骨折について

獣医師が監修しました
工藤 綾乃 先生

獣医師

猫の骨折とは

身軽でしなやかで、高いところにもひょいと上り下りできる運動能力の高いねこでも、思わぬところで落下してしまい、けがをしてしまうことがあります。外によく行くようなねこでは、交通事故や高所からの落下などが原因で骨折する場合がありますが、屋内であっても階段や高い棚などから落下したり、来訪者に驚いて窓から飛び出して落下してしまったり、低い机からの落下でも着地の仕方が悪かったりすることで骨折してしまうことがありますので注意が必要です。また、カルシウムやリンといったミネラル異常の起こる病気や腫瘍などで骨が弱る病気を持っているねこでは、健康なねこでは骨折しないような場面でも折れてしてしまうことがあります。

骨折にもいくつか分類があり、完全にぽっきりと折れる場合のみでなく、ヒビが入ってしまうことや、骨の一部が欠けるようなものも骨折にあたります。また、成長期の子猫の場合は骨が伸びる成長板というポイントがあり、そこがダメージを受けてしまうとその後の骨の成長に影響を与えてしまう可能性があります。骨折はどんな骨でも起こり得ますが、落下や事故が原因となることが多いため、四肢や骨盤、肋骨などが骨折が起きやすい骨折となります。

症状

四肢の骨の骨折のときには、足をあげて体重をかけない様に歩く様子や骨折部位が腫れる様子が見られます。交通事故の場合には骨にかなりの衝撃が加わることになるので、折れた骨が皮膚から飛び出すようなこともあります。見かけ上の明らかな異常がなかったとしても、普段は嫌がらないのに触るのを嫌がって咬んできたり、痛みにより排便や排尿の姿勢が取れなかったりすることもあります。

一方で、ヒビや少し欠けるだけの骨折では症状がはっきりしないこともあります。また、我慢強いねこや痛みを隠すのが上手なねこでは症状を飼い主に見せないように振舞うこともあります。

 

原因

骨折の多くは落下によるものです。ほかにも転倒や衝突、交通事故なども原因になります。

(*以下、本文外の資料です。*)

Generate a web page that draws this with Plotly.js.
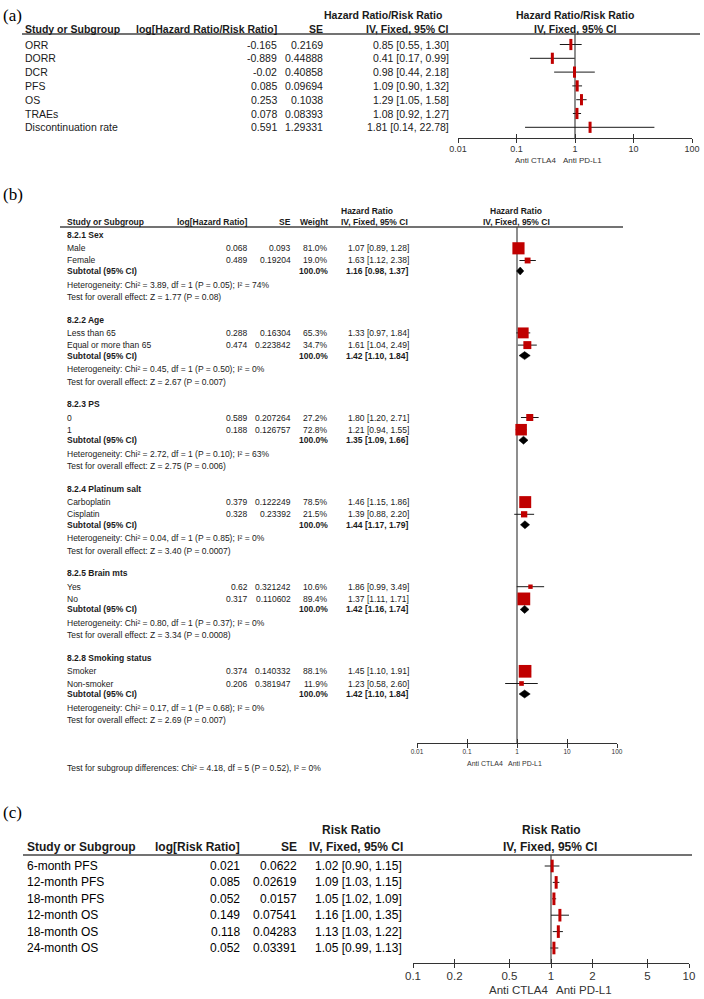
<!DOCTYPE html>
<html><head><meta charset="utf-8">
<script src="https://cdn.plot.ly/plotly-3.0.1.min.js"></script>
<style>html,body{margin:0;padding:0;background:#fff}</style>
</head><body><div id="chart" style="width:704px;height:999px"></div>
<script>
// ---------- Panel (a) data ----------
const aStudies = ['ORR','DORR','DCR','PFS','OS','TRAEs','Discontinuation rate'];
const aLogRatio = [-0.165,-0.889,-0.02,0.085,0.253,0.078,0.591];
const aSE = [0.2169,0.44888,0.40858,0.09694,0.1038,0.08393,1.29331];
const aRatio = [0.85,0.41,0.98,1.09,1.29,1.08,1.81];
const aLower = [0.55,0.17,0.44,0.90,1.05,0.92,0.14];
const aUpper = [1.30,0.99,2.18,1.32,1.58,1.27,22.78];
const aTicks = [0.01,0.1,1,10,100];
const aTickText = ['0.01','0.1','1','10','100'];

// ---------- Panel (b) data ----------
const bGroups = ['8.2.1 Sex','8.2.2 Age','8.2.3 PS','8.2.4 Platinum salt','8.2.5 Brain mts','8.2.8 Smoking status'];
const bStudies = ['Male','Female','Less than 65','Equal or more than 65','0','1','Carboplatin','Cisplatin','Yes','No','Smoker','Non-smoker'];
const bLogHR = [0.068,0.489,0.288,0.474,0.589,0.188,0.379,0.328,0.62,0.317,0.374,0.206];
const bSE = [0.093,0.19204,0.16304,0.223842,0.207264,0.126757,0.122249,0.23392,0.321242,0.110602,0.140332,0.381947];
const bWeight = [81.0,19.0,65.3,34.7,27.2,72.8,78.5,21.5,10.6,89.4,88.1,11.9];
const bHR = [1.07,1.63,1.33,1.61,1.80,1.21,1.46,1.39,1.86,1.37,1.45,1.23];
const bLower = [0.89,1.12,0.97,1.04,1.20,0.94,1.15,0.88,0.99,1.11,1.10,0.58];
const bUpper = [1.28,2.38,1.84,2.49,2.71,1.55,1.86,2.20,3.49,1.71,1.91,2.60];
const bSubHR = [1.16,1.42,1.35,1.44,1.42,1.42];
const bSubLower = [0.98,1.10,1.09,1.17,1.16,1.10];
const bSubUpper = [1.37,1.84,1.66,1.79,1.74,1.84];
const bChi2 = ['3.89','0.45','2.72','0.04','0.80','0.17'];
const bHetP = ['0.05','0.50','0.10','0.85','0.37','0.68'];
const bI2 = ['74','0','63','0','0','0'];
const bZ = ['1.77','2.67','2.75','3.40','3.34','2.69'];
const bZP = ['0.08','0.007','0.006','0.0007','0.0008','0.007'];
const bOverall = 'Test for subgroup differences: Chi² = 4.18, df = 5 (P = 0.52), I² = 0%';

// ---------- Panel (c) data ----------
const cStudies = ['6-month PFS','12-month PFS','18-month PFS','12-month OS','18-month OS','24-month OS'];
const cLogRR = ['0.021','0.085','0.052','0.149','0.118','0.052'];
const cSE = ['0.0622','0.02619','0.0157','0.07541','0.04283','0.03391'];
const cRR = [1.02,1.09,1.05,1.16,1.13,1.05];
const cLower = [0.90,1.03,1.02,1.00,1.03,0.99];
const cUpper = [1.15,1.15,1.09,1.35,1.22,1.13];
const cTicks = [0.1,0.2,0.5,1,2,5,10];
const cTickText = ['0.1','0.2','0.5','1','2','5','10'];

// ---------- helpers ----------
const W = 704, H = 999;
const FONT = '"Liberation Sans", Arial, sans-serif';
const SERIF = '"Liberation Serif", "Times New Roman", serif';
const RED = '#c00000';
const INK = '#1a1a1a';
const annotations = [], shapes = [], traces = [];
const px = x => x / W;
const py = y => 1 - y / H;
function txt(text, x, y, anchor, size, bold, color, family) {
  annotations.push({text: bold ? '<b>' + text + '</b>' : text, x: px(x), y: py(y),
    xref: 'paper', yref: 'paper', xanchor: anchor, yanchor: 'middle', showarrow: false,
    borderpad: 0, borderwidth: 0,
    font: {family: family || FONT, size: size, color: color || INK}});
}
function hline(x0, x1, y, w, c) {
  shapes.push({type: 'line', xref: 'paper', yref: 'paper', x0: px(x0), x1: px(x1), y0: py(y), y1: py(y),
    line: {color: c || '#444', width: w || 1}});
}
const ci = v => v.toFixed(2);
const ciText = (r, l, u) => ci(r) + ' [' + ci(l) + ', ' + ci(u) + ']';

function xAxis(domain, range, tickvals, ticktext, size, anchor, inside) {
  return {type: 'log', domain: domain, range: range, anchor: anchor,
    tickmode: 'array', tickvals: tickvals, ticktext: ticktext,
    ticks: inside ? 'inside' : 'outside', ticklen: 4, tickwidth: 1, tickcolor: '#333',
    ticklabelstandoff: -2,
    showticklabels: !inside, showline: !inside, linecolor: '#333', linewidth: 1,
    showgrid: false, zeroline: false, fixedrange: true,
    tickfont: {family: FONT, size: size, color: '#333'}};
}
function yAxis(top, bottom) {
  return {domain: [1 - bottom / H, 1 - top / H], range: [bottom, top], visible: false, fixedrange: true};
}

// ================= Panel (a) =================
const aRowY = i => 44.5 + 13.8 * i;
txt('(a)', 3, 16, 'left', 17, false, '#000', SERIF);
txt('Hazard Ratio/Risk Ratio', 442, 15, 'right', 10.5, true);
txt('Hazard Ratio/Risk Ratio', 575, 15, 'center', 10.5, true);
txt('Study or Subgroup', 25, 29.5, 'left', 10.5, true);
txt('log[Hazard Ratio/Risk Ratio]', 277, 29.5, 'right', 10.5, true);
txt('SE', 323, 29.5, 'right', 10.5, true);
txt('IV, Fixed, 95% CI', 449, 29.5, 'right', 10.5, true);
txt('IV, Fixed, 95% CI', 575, 29.5, 'center', 10.5, true);
hline(22, 700, 34, 1.5, '#444');
aStudies.forEach((s, i) => {
  const y = aRowY(i);
  txt(s, 25, y, 'left', 10.5);
  txt(String(aLogRatio[i]), 277, y, 'right', 10.5);
  txt(String(aSE[i]), 323, y, 'right', 10.5);
  txt(ciText(aRatio[i], aLower[i], aUpper[i]), 449, y, 'right', 10.5);
});
txt('Anti CTLA4', 556, 160.5, 'right', 8, false, '#333');
txt('Anti PD-L1', 563, 160.5, 'left', 8, false, '#333');

function forest(xa, ya, lower, upper, est, rowY, lineTop, lineBottom, markerSize) {
  traces.push({x: [1, 1], y: [lineTop, lineBottom], xaxis: xa, yaxis: ya, mode: 'lines',
    line: {color: '#444', width: 1.2}, hoverinfo: 'skip', showlegend: false, cliponaxis: false});
  const cx = [], cy = [];
  lower.forEach((l, i) => { cx.push(l, upper[i], null); cy.push(rowY(i), rowY(i), null); });
  traces.push({x: cx, y: cy, xaxis: xa, yaxis: ya, mode: 'lines', line: {color: INK, width: 1},
    hoverinfo: 'skip', showlegend: false, connectgaps: false});
  if (markerSize) {
    traces.push({x: est, y: est.map((_, i) => rowY(i)), xaxis: xa, yaxis: ya, mode: 'markers',
      marker: {symbol: 'line-ns', size: markerSize, color: RED, opacity: 1, line: {width: 3, color: RED}},
      hoverinfo: 'skip', showlegend: false});
  }
}
forest('x', 'y', aLower, aUpper, aRatio, aRowY, 34, 138, 8);

// ================= Panel (b) =================
const FB = 8.5;
const gTop = g => 235 + 84.6 * g;
const bRowOffsets = [13.3, 25.5];
const bRowY = i => gTop(Math.floor(i / 2)) + bRowOffsets[i % 2];
const bSubY = g => gTop(g) + 36;
txt('(b)', 3, 195, 'left', 17, false, '#000', SERIF);
txt('Hazard Ratio', 341, 211, 'left', FB, true);
txt('Hazard Ratio', 516, 211, 'center', FB, true);
txt('Study or Subgroup', 67, 222, 'left', FB, true);
txt('log[Hazard Ratio]', 248, 222, 'right', FB, true);
txt('SE', 291, 222, 'right', FB, true);
txt('Weight', 328, 222, 'right', FB, true);
txt('IV, Fixed, 95% CI', 341, 222, 'left', FB, true);
txt('IV, Fixed, 95% CI', 516, 222, 'center', FB, true);
hline(60, 623, 227, 1.3, '#444');
bGroups.forEach((g, gi) => {
  const t = gTop(gi);
  txt(g, 67, t, 'left', FB, true);
  txt('Subtotal (95% CI)', 67, bSubY(gi), 'left', FB, true);
  txt('100.0%', 328, bSubY(gi), 'right', FB, true);
  txt(ciText(bSubHR[gi], bSubLower[gi], bSubUpper[gi]), 409, bSubY(gi), 'right', FB, true);
  txt('Heterogeneity: Chi² = ' + bChi2[gi] + ', df = 1 (P = ' + bHetP[gi] + '); I² = ' + bI2[gi] + '%', 67, t + 49.5, 'left', FB);
  txt('Test for overall effect: Z = ' + bZ[gi] + ' (P = ' + bZP[gi] + ')', 67, t + 62, 'left', FB);
});
bStudies.forEach((s, i) => {
  const y = bRowY(i);
  txt(s, 67, y, 'left', FB);
  txt(String(bLogHR[i]), 248, y, 'right', FB);
  txt(String(bSE[i]), 291, y, 'right', FB);
  txt(bWeight[i].toFixed(1) + '%', 328, y, 'right', FB);
  txt(ciText(bHR[i], bLower[i], bUpper[i]), 409, y, 'right', FB);
});
txt(bOverall, 67, 768, 'left', FB);
txt('Anti CTLA4', 503, 763.5, 'right', 7, false, '#333');
txt('Anti PD-L1', 508, 763.5, 'left', 7, false, '#333');
forest('x2', 'y2', bLower, bUpper, bHR, bRowY, 227, 743, 0);
traces.push({x: bHR, y: bHR.map((_, i) => bRowY(i)), xaxis: 'x2', yaxis: 'y2', mode: 'markers',
  marker: {symbol: 'square', size: bWeight.map(w => Math.max(3, 1.35 * Math.sqrt(w))), color: RED,
  opacity: 1, line: {width: 0}}, hoverinfo: 'skip', showlegend: false});
bSubHR.forEach((r, g) => {
  const y = bSubY(g);
  traces.push({x: [bSubLower[g], r, bSubUpper[g], r, bSubLower[g]], y: [y, y - 4, y, y + 4, y],
    xaxis: 'x2', yaxis: 'y2', mode: 'lines', fill: 'toself', fillcolor: '#000',
    line: {color: '#000', width: 0.5}, hoverinfo: 'skip', showlegend: false});
});

// ================= Panel (c) =================
const FC = 12;
const cRowY = i => 866 + 16.4 * i;
txt('(c)', 3, 812, 'left', 17, false, '#000', SERIF);
txt('Risk Ratio', 322, 830, 'left', FC, true);
txt('Risk Ratio', 551, 830, 'center', FC, true);
txt('Study or Subgroup', 27, 847, 'left', FC, true);
txt('log[Risk Ratio]', 240, 847, 'right', FC, true);
txt('SE', 297, 847, 'right', FC, true);
txt('IV, Fixed, 95% CI', 309, 847, 'left', FC, true);
txt('IV, Fixed, 95% CI', 550, 847, 'center', FC, true);
hline(23, 692, 855, 1.5, '#444');
cStudies.forEach((s, i) => {
  const y = cRowY(i);
  txt(s, 27, y, 'left', FC, false, '#000');
  txt(cLogRR[i], 240, y, 'right', FC, false, '#000');
  txt(cSE[i], 297, y, 'right', FC, false, '#000');
  txt(ciText(cRR[i], cLower[i], cUpper[i]), 402, y, 'right', FC, false, '#000');
});
txt('Anti CTLA4', 548, 989.5, 'right', 11.5, false, '#333');
txt('Anti PD-L1', 556, 989.5, 'left', 11.5, false, '#333');
forest('x3', 'y3', cLower, cUpper, cRR, cRowY, 855, 963, 9);

// empty traces to host the inside-tick overlay axes
traces.push({x: [], y: [], xaxis: 'x4', yaxis: 'y', showlegend: false});
traces.push({x: [], y: [], xaxis: 'x5', yaxis: 'y2', showlegend: false});
traces.push({x: [], y: [], xaxis: 'x6', yaxis: 'y3', showlegend: false});

const layout = {
  width: W, height: H, margin: {l: 0, r: 0, t: 0, b: 0},
  paper_bgcolor: '#fff', plot_bgcolor: 'rgba(0,0,0,0)',
  showlegend: false, hovermode: false,
  xaxis: xAxis([458 / W, 692 / W], [-2, 2], aTicks, aTickText, 9, 'y', false),
  yaxis: yAxis(0, 138),
  xaxis2: xAxis([417 / W, 617 / W], [-2, 2], aTicks, aTickText, 6.5, 'y2', false),
  yaxis2: yAxis(170, 743),
  xaxis3: xAxis([413 / W, 689 / W], [-1, 1], cTicks, cTickText, 11.5, 'y3', false),
  yaxis3: yAxis(800, 963),
  xaxis4: Object.assign(xAxis([458 / W, 692 / W], [-2, 2], aTicks, aTickText, 9, 'y', true), {overlaying: 'x'}),
  xaxis5: Object.assign(xAxis([417 / W, 617 / W], [-2, 2], aTicks, aTickText, 6.5, 'y2', true), {overlaying: 'x2'}),
  xaxis6: Object.assign(xAxis([413 / W, 689 / W], [-1, 1], cTicks, cTickText, 11.5, 'y3', true), {overlaying: 'x3'}),
  annotations: annotations, shapes: shapes
};
Plotly.newPlot('chart', traces, layout, {staticPlot: true, displayModeBar: false});
</script></body></html>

家の中では、ドアにうっかり挟めてしまったりといった状況にも注意が必要です。

骨が弱くなるような病気のねこでは、大きな衝撃がなくとも折れてしまうことがあります。

 

診断のための検査

X線検査

骨折の診断に欠かせないのが骨を見るのに優れたX線検査です。1本の骨が単純に2つに折れるだけでなく、斜め折れていたりや捻じれるように折れていたり、砕けてしまってたり、骨の位置が大きくずれてしまっていたりする場合もあります。そういった骨の様子を正確に把握し治療にあたるために様々な角度で複数回の撮影をおこなう必要があります。

血液検査、エコー検査など

交通事故などの場合、そのダメージが骨だけでなく内臓にも影響していることも多いためX線検査だけでなく血液検査、エコー検査などで全身の状態を把握する必要があります。

 

治療

骨折の治療は基本的に手術が必要となります。ねじやワイヤー、プレートで骨を固定します。ギプスのようなもので外から固定できる場合もありますが、ねこの場合嫌がって自分で外してしまうことが多く、不十分な治療になってしまうことがあります。また、骨折の部位や骨の状況、ねこの年齢、などによって適切な固定方法が変わります。

固定方法としてたとえば、骨の真ん中にワイヤーを入れて骨折片を合わせたり、欠けた骨をねじで止めたり、プレートをあてて補強するなどがあります。場合によってはいくつかの方法を組み合わせることもあります。

十分な固定ができていても、骨が癒合するのには時間がかかります。最低でも1か月はかかり、その間皮膚の傷の洗浄で包帯の交換や骨の癒合のチェックのため定期的に通院が必要です。また、無事に骨が固定され、治った後の処置としては固定に使ったものを抜去することもあれば、そのまま残すこともあります。そのまま残す場合には、あらかじめ体に影響しない材質のものを使用します。屋外で起きた事故では傷口が汚れてしまっている場合もあるため感染症にも十分配慮する必要があります。ですから十分な消毒と抗生剤による治療が欠かせません。

 

監修者

工藤 綾乃 先生 (獣医師)

札幌出身。地元の北海道大学を卒業後、関東の動物病院で勤務。腫瘍症例の治療に携わるなかで、より効果的な治療を見つけたいと考え、現在は麻布大学博士課程に在籍中。ねこと暮らしながら実験漬の日々を送っている。専門や興味のある分野は、がん、麻酔・集中治療、野生動物臨床など。